Request: Using the data below, return the stretch from the line that contains "Emit a Python" through the line that contains "group_values = [31.5, 140.0, 81.5, 8.9]", both included, exactly as it stands and nothing beyond it.

Records for this task:
────────────────

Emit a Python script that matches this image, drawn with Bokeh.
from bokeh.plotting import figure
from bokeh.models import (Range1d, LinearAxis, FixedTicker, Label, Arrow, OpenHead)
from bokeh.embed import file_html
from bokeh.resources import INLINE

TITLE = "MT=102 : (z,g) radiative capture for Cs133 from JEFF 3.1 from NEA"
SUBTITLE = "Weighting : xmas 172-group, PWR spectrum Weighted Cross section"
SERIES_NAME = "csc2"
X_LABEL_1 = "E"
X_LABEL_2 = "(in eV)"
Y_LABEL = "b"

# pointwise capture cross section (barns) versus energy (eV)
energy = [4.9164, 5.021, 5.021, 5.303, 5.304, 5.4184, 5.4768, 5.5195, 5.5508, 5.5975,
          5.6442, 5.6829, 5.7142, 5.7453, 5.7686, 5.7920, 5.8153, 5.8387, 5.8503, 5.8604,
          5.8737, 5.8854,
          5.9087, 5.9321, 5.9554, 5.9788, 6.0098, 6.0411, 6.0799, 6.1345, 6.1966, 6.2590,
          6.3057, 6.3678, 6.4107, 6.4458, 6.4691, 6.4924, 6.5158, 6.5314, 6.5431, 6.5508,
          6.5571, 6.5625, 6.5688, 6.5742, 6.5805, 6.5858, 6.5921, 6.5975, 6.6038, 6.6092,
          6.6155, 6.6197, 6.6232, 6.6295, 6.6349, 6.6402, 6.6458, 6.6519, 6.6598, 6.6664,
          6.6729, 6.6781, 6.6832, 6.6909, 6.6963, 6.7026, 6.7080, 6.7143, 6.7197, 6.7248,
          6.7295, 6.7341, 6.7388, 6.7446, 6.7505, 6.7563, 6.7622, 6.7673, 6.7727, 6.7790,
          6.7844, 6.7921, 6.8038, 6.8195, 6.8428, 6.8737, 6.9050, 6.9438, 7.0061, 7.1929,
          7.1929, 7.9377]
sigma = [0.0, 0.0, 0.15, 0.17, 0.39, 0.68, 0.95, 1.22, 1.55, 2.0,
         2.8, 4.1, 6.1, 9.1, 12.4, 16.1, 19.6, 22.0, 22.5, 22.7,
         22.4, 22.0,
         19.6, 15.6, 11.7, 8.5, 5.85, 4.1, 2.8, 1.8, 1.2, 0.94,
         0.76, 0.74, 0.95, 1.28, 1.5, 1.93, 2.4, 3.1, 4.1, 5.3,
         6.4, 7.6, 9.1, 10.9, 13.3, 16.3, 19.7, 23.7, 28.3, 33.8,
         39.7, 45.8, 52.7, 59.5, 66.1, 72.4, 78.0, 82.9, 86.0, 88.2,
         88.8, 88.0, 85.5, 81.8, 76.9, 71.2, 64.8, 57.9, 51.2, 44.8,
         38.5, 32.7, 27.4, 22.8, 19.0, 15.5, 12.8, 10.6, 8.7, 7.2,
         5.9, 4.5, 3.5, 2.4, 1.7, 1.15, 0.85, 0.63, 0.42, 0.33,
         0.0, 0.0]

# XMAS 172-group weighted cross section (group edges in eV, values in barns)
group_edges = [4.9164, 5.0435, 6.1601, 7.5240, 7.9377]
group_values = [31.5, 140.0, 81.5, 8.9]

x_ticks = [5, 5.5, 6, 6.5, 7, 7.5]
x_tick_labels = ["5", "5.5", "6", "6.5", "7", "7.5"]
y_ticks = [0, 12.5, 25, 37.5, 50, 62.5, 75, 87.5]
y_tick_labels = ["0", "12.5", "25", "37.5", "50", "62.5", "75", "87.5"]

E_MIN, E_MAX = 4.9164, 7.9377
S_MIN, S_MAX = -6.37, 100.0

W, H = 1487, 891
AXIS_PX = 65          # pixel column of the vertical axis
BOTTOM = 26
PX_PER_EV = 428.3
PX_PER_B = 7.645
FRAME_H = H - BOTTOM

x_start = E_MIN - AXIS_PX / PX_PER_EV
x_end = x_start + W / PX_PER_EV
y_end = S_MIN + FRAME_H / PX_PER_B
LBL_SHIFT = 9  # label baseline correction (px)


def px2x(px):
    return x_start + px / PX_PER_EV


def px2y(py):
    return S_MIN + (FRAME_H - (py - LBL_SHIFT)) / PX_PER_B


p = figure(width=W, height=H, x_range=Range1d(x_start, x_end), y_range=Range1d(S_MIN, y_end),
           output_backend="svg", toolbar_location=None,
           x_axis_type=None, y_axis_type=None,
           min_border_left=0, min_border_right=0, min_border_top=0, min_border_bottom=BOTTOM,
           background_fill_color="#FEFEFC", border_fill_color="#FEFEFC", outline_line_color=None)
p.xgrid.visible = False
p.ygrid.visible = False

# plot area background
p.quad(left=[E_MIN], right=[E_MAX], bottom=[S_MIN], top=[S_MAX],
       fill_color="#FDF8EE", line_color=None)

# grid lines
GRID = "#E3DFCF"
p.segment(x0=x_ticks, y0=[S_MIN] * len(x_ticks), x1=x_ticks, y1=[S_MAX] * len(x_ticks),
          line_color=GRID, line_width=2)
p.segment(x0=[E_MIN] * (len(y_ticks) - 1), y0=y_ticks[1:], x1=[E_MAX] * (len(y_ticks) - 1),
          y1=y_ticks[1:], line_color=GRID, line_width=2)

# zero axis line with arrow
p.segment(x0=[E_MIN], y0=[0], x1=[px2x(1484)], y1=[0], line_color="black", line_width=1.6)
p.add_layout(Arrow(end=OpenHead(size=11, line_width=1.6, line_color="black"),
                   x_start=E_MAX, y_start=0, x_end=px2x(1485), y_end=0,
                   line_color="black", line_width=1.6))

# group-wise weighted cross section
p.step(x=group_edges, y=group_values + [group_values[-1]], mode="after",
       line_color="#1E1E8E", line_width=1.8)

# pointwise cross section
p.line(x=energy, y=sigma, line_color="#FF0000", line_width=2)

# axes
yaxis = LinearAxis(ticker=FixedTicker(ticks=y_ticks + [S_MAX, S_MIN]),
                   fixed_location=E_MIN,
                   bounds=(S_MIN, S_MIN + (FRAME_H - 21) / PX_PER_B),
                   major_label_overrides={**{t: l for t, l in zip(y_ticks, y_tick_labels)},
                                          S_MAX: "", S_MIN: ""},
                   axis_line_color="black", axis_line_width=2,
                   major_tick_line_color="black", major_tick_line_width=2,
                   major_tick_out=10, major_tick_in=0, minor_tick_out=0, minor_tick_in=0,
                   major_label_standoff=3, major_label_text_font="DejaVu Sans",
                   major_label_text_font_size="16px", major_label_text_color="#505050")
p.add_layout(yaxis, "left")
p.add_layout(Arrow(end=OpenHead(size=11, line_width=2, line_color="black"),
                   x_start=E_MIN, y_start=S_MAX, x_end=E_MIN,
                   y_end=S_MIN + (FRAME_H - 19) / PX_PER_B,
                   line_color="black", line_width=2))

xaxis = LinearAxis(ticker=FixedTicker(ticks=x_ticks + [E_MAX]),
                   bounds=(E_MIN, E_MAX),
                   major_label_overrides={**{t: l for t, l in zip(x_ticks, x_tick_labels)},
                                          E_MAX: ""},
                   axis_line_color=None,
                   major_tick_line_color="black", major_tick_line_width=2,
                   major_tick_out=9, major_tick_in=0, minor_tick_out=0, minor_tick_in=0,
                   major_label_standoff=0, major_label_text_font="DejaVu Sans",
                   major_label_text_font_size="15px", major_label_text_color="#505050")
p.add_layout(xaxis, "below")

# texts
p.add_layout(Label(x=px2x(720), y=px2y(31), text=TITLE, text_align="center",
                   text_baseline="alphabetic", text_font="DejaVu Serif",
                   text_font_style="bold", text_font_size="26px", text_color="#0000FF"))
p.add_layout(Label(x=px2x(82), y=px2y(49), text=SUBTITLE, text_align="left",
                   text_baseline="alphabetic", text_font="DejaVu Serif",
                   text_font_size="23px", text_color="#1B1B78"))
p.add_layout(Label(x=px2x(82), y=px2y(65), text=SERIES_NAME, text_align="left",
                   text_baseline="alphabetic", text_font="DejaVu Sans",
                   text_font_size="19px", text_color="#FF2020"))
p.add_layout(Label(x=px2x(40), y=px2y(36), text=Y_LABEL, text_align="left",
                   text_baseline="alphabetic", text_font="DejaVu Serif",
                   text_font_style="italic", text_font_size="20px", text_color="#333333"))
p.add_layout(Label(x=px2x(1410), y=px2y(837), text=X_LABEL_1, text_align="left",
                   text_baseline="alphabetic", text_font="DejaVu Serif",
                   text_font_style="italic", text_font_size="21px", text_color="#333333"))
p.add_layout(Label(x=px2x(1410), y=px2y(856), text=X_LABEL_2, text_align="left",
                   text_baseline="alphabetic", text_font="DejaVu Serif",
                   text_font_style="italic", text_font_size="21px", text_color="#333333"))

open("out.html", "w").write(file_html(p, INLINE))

────────────────

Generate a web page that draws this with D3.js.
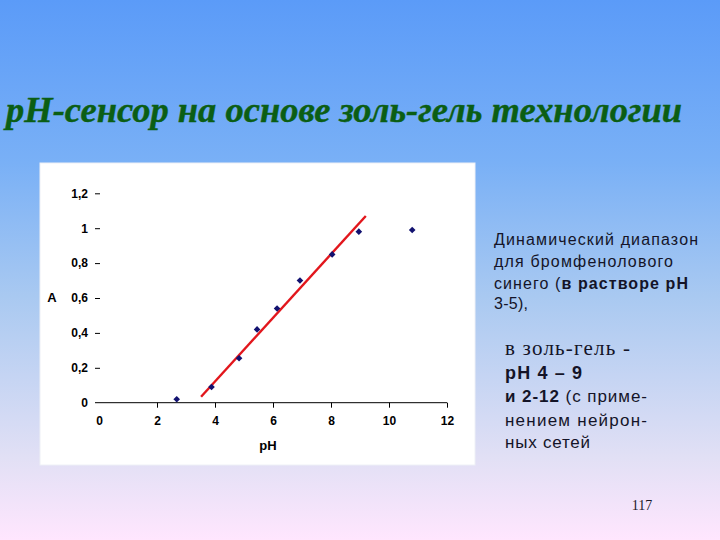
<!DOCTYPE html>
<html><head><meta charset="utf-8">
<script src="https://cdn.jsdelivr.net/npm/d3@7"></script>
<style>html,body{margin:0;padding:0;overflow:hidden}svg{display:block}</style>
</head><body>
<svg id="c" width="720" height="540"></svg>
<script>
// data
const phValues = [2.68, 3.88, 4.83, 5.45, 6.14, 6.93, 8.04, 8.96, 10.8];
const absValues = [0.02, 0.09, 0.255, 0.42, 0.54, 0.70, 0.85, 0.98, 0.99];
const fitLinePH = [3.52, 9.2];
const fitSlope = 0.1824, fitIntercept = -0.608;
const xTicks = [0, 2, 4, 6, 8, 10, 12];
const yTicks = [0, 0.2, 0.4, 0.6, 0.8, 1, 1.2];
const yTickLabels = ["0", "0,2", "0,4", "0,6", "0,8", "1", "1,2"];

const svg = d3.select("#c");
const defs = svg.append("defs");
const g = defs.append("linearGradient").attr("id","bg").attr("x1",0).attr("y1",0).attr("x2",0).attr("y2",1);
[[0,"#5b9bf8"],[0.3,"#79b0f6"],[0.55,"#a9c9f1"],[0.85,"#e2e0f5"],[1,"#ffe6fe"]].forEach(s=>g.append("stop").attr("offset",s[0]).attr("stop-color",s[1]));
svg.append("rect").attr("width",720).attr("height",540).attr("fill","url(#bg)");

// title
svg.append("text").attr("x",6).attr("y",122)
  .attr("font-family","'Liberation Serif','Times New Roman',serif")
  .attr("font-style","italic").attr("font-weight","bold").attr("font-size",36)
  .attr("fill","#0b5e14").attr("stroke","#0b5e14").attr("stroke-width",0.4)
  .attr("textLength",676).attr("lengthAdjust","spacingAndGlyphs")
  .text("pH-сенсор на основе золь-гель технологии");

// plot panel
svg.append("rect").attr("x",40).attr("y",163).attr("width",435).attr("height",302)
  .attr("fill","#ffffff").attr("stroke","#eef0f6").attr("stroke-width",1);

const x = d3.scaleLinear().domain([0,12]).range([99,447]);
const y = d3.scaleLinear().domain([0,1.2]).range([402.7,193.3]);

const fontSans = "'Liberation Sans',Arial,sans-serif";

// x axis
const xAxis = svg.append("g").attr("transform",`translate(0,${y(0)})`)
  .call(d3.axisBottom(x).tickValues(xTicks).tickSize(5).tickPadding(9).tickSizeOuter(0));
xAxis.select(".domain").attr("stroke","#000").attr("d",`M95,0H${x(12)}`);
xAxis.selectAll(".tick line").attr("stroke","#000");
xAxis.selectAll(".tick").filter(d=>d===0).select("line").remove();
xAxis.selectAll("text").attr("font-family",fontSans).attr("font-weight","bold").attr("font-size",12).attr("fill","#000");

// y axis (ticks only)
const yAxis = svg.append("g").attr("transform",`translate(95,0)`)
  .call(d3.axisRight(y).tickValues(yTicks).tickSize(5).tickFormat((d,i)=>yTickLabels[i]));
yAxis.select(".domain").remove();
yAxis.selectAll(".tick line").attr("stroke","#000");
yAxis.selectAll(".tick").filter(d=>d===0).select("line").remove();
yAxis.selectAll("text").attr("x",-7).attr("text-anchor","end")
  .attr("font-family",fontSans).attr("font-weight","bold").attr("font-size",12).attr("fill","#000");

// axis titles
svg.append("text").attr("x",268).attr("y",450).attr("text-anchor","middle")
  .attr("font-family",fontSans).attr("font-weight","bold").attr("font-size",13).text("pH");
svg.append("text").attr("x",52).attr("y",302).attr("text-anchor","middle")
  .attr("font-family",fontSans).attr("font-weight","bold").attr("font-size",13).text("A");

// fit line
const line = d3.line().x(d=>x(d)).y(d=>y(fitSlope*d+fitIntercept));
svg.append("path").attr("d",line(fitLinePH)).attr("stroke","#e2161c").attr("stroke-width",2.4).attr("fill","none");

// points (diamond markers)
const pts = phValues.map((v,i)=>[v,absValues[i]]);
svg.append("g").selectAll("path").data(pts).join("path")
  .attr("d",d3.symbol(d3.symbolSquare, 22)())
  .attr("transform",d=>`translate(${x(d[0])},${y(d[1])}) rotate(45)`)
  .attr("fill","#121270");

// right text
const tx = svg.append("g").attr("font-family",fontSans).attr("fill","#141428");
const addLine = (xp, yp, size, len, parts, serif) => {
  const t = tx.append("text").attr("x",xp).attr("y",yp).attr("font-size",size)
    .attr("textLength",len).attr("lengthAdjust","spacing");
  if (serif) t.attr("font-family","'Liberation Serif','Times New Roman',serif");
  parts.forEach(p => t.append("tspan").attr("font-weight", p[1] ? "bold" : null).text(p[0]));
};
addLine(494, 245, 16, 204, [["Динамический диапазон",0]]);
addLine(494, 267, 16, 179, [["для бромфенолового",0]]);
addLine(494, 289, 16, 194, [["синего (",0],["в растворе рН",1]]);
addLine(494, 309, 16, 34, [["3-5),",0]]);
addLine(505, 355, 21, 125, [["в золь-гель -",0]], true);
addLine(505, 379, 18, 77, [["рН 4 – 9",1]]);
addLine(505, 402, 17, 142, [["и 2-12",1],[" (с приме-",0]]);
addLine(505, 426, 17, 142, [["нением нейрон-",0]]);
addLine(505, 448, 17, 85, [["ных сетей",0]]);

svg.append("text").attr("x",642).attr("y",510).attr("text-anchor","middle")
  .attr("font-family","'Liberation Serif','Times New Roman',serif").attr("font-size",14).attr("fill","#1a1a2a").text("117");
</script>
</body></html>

────────────────

Written response:
Emit a Python script that matches this image, drawn with Bokeh.
from bokeh.plotting import figure
from bokeh.models import (Range1d, LinearAxis, FixedTicker, Label, Arrow, OpenHead)
from bokeh.embed import file_html
from bokeh.resources import INLINE

TITLE = "MT=102 : (z,g) radiative capture for Cs133 from JEFF 3.1 from NEA"
SUBTITLE = "Weighting : xmas 172-group, PWR spectrum Weighted Cross section"
SERIES_NAME = "csc2"
X_LABEL_1 = "E"
X_LABEL_2 = "(in eV)"
Y_LABEL = "b"

# pointwise capture cross section (barns) versus energy (eV)
energy = [4.9164, 5.021, 5.021, 5.303, 5.304, 5.4184, 5.4768, 5.5195, 5.5508, 5.5975,
          5.6442, 5.6829, 5.7142, 5.7453, 5.7686, 5.7920, 5.8153, 5.8387, 5.8503, 5.8604,
          5.8737, 5.8854,
          5.9087, 5.9321, 5.9554, 5.9788, 6.0098, 6.0411, 6.0799, 6.1345, 6.1966, 6.2590,
          6.3057, 6.3678, 6.4107, 6.4458, 6.4691, 6.4924, 6.5158, 6.5314, 6.5431, 6.5508,
          6.5571, 6.5625, 6.5688, 6.5742, 6.5805, 6.5858, 6.5921, 6.5975, 6.6038, 6.6092,
          6.6155, 6.6197, 6.6232, 6.6295, 6.6349, 6.6402, 6.6458, 6.6519, 6.6598, 6.6664,
          6.6729, 6.6781, 6.6832, 6.6909, 6.6963, 6.7026, 6.7080, 6.7143, 6.7197, 6.7248,
          6.7295, 6.7341, 6.7388, 6.7446, 6.7505, 6.7563, 6.7622, 6.7673, 6.7727, 6.7790,
          6.7844, 6.7921, 6.8038, 6.8195, 6.8428, 6.8737, 6.9050, 6.9438, 7.0061, 7.1929,
          7.1929, 7.9377]
sigma = [0.0, 0.0, 0.15, 0.17, 0.39, 0.68, 0.95, 1.22, 1.55, 2.0,
         2.8, 4.1, 6.1, 9.1, 12.4, 16.1, 19.6, 22.0, 22.5, 22.7,
         22.4, 22.0,
         19.6, 15.6, 11.7, 8.5, 5.85, 4.1, 2.8, 1.8, 1.2, 0.94,
         0.76, 0.74, 0.95, 1.28, 1.5, 1.93, 2.4, 3.1, 4.1, 5.3,
         6.4, 7.6, 9.1, 10.9, 13.3, 16.3, 19.7, 23.7, 28.3, 33.8,
         39.7, 45.8, 52.7, 59.5, 66.1, 72.4, 78.0, 82.9, 86.0, 88.2,
         88.8, 88.0, 85.5, 81.8, 76.9, 71.2, 64.8, 57.9, 51.2, 44.8,
         38.5, 32.7, 27.4, 22.8, 19.0, 15.5, 12.8, 10.6, 8.7, 7.2,
         5.9, 4.5, 3.5, 2.4, 1.7, 1.15, 0.85, 0.63, 0.42, 0.33,
         0.0, 0.0]

# XMAS 172-group weighted cross section (group edges in eV, values in barns)
group_edges = [4.9164, 5.0435, 6.1601, 7.5240, 7.9377]
group_values = [31.5, 140.0, 81.5, 8.9]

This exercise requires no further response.